Paula Infante

Personal information
- Full name: Paula Infante
- Born: 25 July 1982 (age 44) Santiago, Chile
- Height: 168 cm (5 ft 6 in)

Sport
- Sport: Field hockey
- Position: Midfield

National team
- Years: Team / Caps / Goals
- 1999–2019: Chile / 165 / (–)

Medal record
Women's field hockey
Representing Chile
Pan American Games
| Bronze medal – third place | 2011 Guadalajara | Team |
Pan American Cup
| Bronze medal – third place | 2009 Hamilton | Team |
South American Championship
| Silver medal – second place | 2013 Santiago | Team |

= Paula Infante =

Chilean field hockey player (born 1982)

Denise Infante (born 25 July 1982) is a former Chilean field hockey player.

==Personal life==
Infante studied and played hockey at the University of Maryland.

==Career==
===College hockey===
After graduating from Santiago College, Infante travelled to the United States and played hockey for the Maryland Terrapins. During her college career, Infante received a number of awards, including the Honda Sports Award for the 2005–06 and 2006–07 seasons, and the ACC Athlete of the Year award in 2006.

===Las Diablas===
Infante first represented the national team in 1999, making her first major appearance at the Pan American Games in Winnipeg.

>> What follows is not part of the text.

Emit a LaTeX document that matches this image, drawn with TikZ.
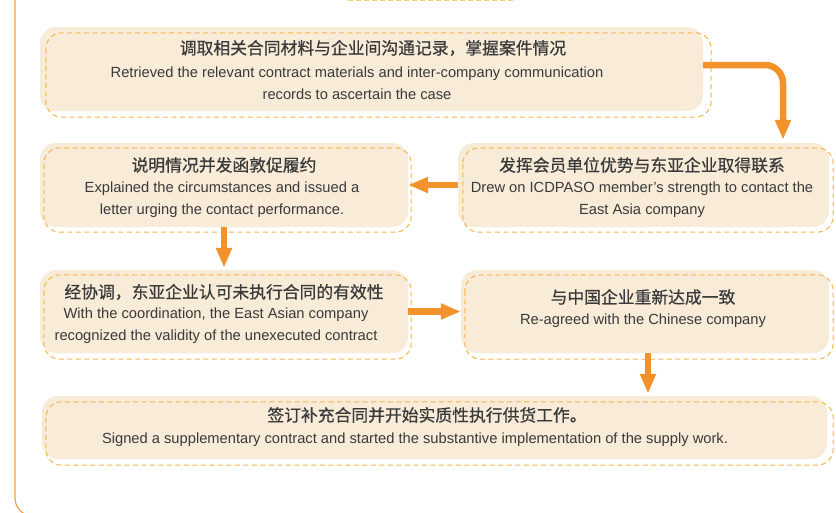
\documentclass[tikz,border=0pt]{standalone}
\usepackage{fontspec}
\setmainfont{Liberation Sans}
\newfontfamily\cjk[FakeBold=0.6]{Noto Sans CJK SC}
\usetikzlibrary{arrows.meta}
\definecolor{boxfill}{HTML}{F8EBD8}
\definecolor{dashc}{HTML}{F7B44A}
\definecolor{arrc}{HTML}{F3922A}
\definecolor{framec}{HTML}{F0A04B}
\definecolor{txtc}{HTML}{3A3A3A}
\begin{document}
\begin{tikzpicture}[x=1pt,y=-1pt,
 box/.style={fill=boxfill, rounded corners=16pt, inner sep=0pt, draw=none},
 dashbox/.style={draw=dashc, dash pattern=on 5pt off 3.5pt, line width=1pt, rounded corners=16pt},
 arr/.style={draw=arrc, line width=6.5pt, -{Triangle[width=15pt,length=20pt]}},
 zh/.style={font=\cjk\fontsize{16.8}{20}\selectfont, text=txtc, inner sep=0pt},
 en/.style={font=\fontsize{14.7}{22}\selectfont, text=txtc, align=center, inner sep=0pt}]
\useasboundingbox (0,0) rectangle (836,512);
% frame
\draw[framec, line width=1.2pt, rounded corners=18pt] (15,-40) -- (15,516) -- (900,516);
\draw[dashc!70, dash pattern=on 5pt off 3pt, line width=1pt] (348,0.5) -- (516,0.5);
% boxes
\node[box, minimum width=663pt, minimum height=84pt] (b1) at (371.5,69) {};
\node[box, minimum width=368pt, minimum height=84pt] (b2) at (224,185) {};
\node[box, minimum width=371pt, minimum height=84pt] (b3) at (643.5,185) {};
\node[box, minimum width=368pt, minimum height=83pt] (b4) at (224,311.5) {};
\node[box, minimum width=368pt, minimum height=83pt] (b5) at (645,311.5) {};
\node[box, minimum width=785pt, minimum height=63pt] (b6) at (434.5,427.5) {};
\draw[dashbox] ([shift={(6,6)}]b1.north west) rectangle ([shift={(8,6)}]b1.south east);
\draw[dashbox] ([shift={(4,5)}]b2.north west) rectangle ([shift={(3,5)}]b2.south east);
\draw[dashbox] ([shift={(5,5)}]b3.north west) rectangle ([shift={(4,5)}]b3.south east);
\draw[dashbox] ([shift={(4,5)}]b4.north west) rectangle ([shift={(3,6)}]b4.south east);
\draw[dashbox] ([shift={(4,5)}]b5.north west) rectangle ([shift={(4,6)}]b5.south east);
\draw[dashbox] ([shift={(4,6)}]b6.north west) rectangle ([shift={(6,6)}]b6.south east);
% texts
\node[zh] (t1z) at (373,48) {调取相关合同材料与企业间沟通记录，掌握案件情况};
\node[en] (t1e) at (357,83) {Retrieved the relevant contract materials and inter-company communication\\records to ascertain the case};
\node[zh] (t2z) at (224,165) {说明情况并发函敦促履约};
\node[en] (t2e) at (222,200) {Explained the circumstances and issued a\\letter urging the contact performance.};
\node[zh] (t3z) at (642,165) {发挥会员单位优势与东亚企业取得联系};
\node[en] (t3e) at (642,200) {Drew on ICDPASO member’s strength to contact the\\East Asia company};
\node[zh] (t4z) at (224,292) {经协调，东亚企业认可未执行合同的有效性};
\node[en] (t4e) at (216,326) {With the coordination, the East Asian company\\recognized the validity of the unexecuted contract};
\node[zh] (t5z) at (643,297) {与中国企业重新达成一致};
\node[en] (t5e) at (643,321) {Re-agreed with the Chinese company};
\node[zh] (t6z) at (427,415) {签订补充合同并开始实质性执行供货工作。};
\node[en] (t6e) at (415,440) {Signed a supplementary contract and started the substantive implementation of the supply work.};
% arrows
\coordinate (c1) at (783,65);
\draw[arr, rounded corners=18pt, shorten >=3pt] (b1.east |- c1) -- (c1) -- (c1 |- b3.north);
\draw[arr] (b3.west) -- (b2.east);
\draw[arr, shorten >=2pt] (b2.south) -- (b4.north);
\draw[arr] (b4.east) -- (b5.west);
\draw[arr, shorten >=2pt] ([xshift=3pt]b5.south) -- ([xshift=3pt]b5.south |- b6.north);
\end{tikzpicture}
\end{document}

Throughout her career, Infante medalled at two major tournaments, winning bronze at both the 2009 Pan American Cup in Hamilton and at the 2011 Pan American Games in Guadalajara.

Following a six-year hiatus from the national team, Infante returned to the squad in 2019 in an attempt to help the team qualify for the 2020 Summer Olympics in Tokyo.